Dominique Baettig possède la particularité d’être à la fois politicien et psychiatre. Nous lui avons demandé ce qu’il pense du phénomène croissant de la prostitution à Genève et en particulier celui de la prostitution estudiantine.
Le phénomène des étudiantes qui se prostituent semble prendre une ampleur particulière à Genève, parmi elles de nombreuses Françaises. Quel est votre avis en tant que politicien sur ce phénomène ?
Le succès économique et le bien-être du modèle suisse attire ceux qui veulent bénéficier de ce « fromage » riche, surtout urbain, et de son économie parallèle : dealers, requérants d’asile économique, petits délinquants opportunistes, frontaliers français à la recherche d’emplois très bien payés au comparatif national et qui acceptent de se déplacer de longues heures pour continuer à habiter et vivre à leur standard national moins élevé et favoriser une détestable opportunité de sous-enchère salariale et culturelle.
Et des prostitué(e)s de toutes origines qui viennent profiter de la misère sexuelle locale (conséquence des ravages du féminisme militant ?) ou simple réponse de l’offre à la demande. La prostitution étudiante a toujours existé puisque le fait d’étudier en situation de précarité économique est pénible et qu’il sera toujours plus rentable de vendre son corps que de travailler en usine, en restauration rapide ou faire des ménages.
Il s’agit surtout pour ces femmes vulnérabilisées de prendre des risques pour leur santé, leur sécurité physique, leur image de soi, de tomber dans des réseaux de sujétion violente organisés, d’être contaminées et de transmettre des maladies sexuelles de plus en plus difficiles à soigner (résistance), d’abuser de substances et de devenir dépendantes. Les politiciens n’ont pas grand-chose à proposer si ce n’est de rappeler les valeurs éthiques et spirituelles de respect de soi et d’autrui : ne pas abuser de la détresse et de la vulnérabilité de son prochain.
Quel est votre avis en tant que psychiatre sur les séquelles psychologiques que pourraient subir ces jeunes femmes en s’adonnant à une telle activité ?
La capacité de se dissocier (déconnection psychique, dédoublement de la personnalité) pour se protéger émotionnellement de relations déshumanisées, instrumentalisées, intéressées, opportunistes, est liée, c’est l’expérience des psychiatres, à la présence, la préexistence de troubles de la personnalité qui peuvent avoir été déclenchés par des abus sexuels, physiques ou émotionnels préexistants à la relation de prostitution.

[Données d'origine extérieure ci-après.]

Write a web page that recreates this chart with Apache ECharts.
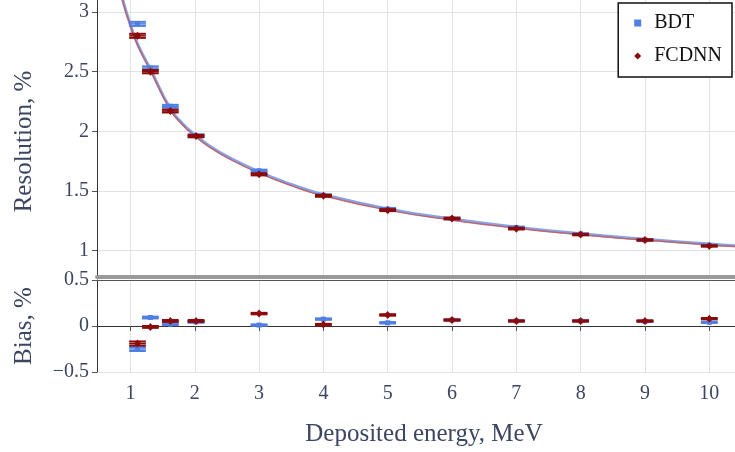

La poursuite d’une exposition à des traumatismes ne va pas améliorer ces troubles, cela va de soi. La capacité de rétablir par la suite, à l’arrêt de l’activité de vente de son corps est particulièrement difficile, une relation normale, authentique et émotionnellement équilibrée est très faible. On ne sort pas indemne d’une telle activité qui nécessite un processus de sevrage, un réajustement économique à la baisse et la capacité de résister aux sollicitations des anciens clients, protecteurs, dealers ou petits maîtres-chanteurs. Une telle vie n’est pas une parenthèse anodine. Attention danger.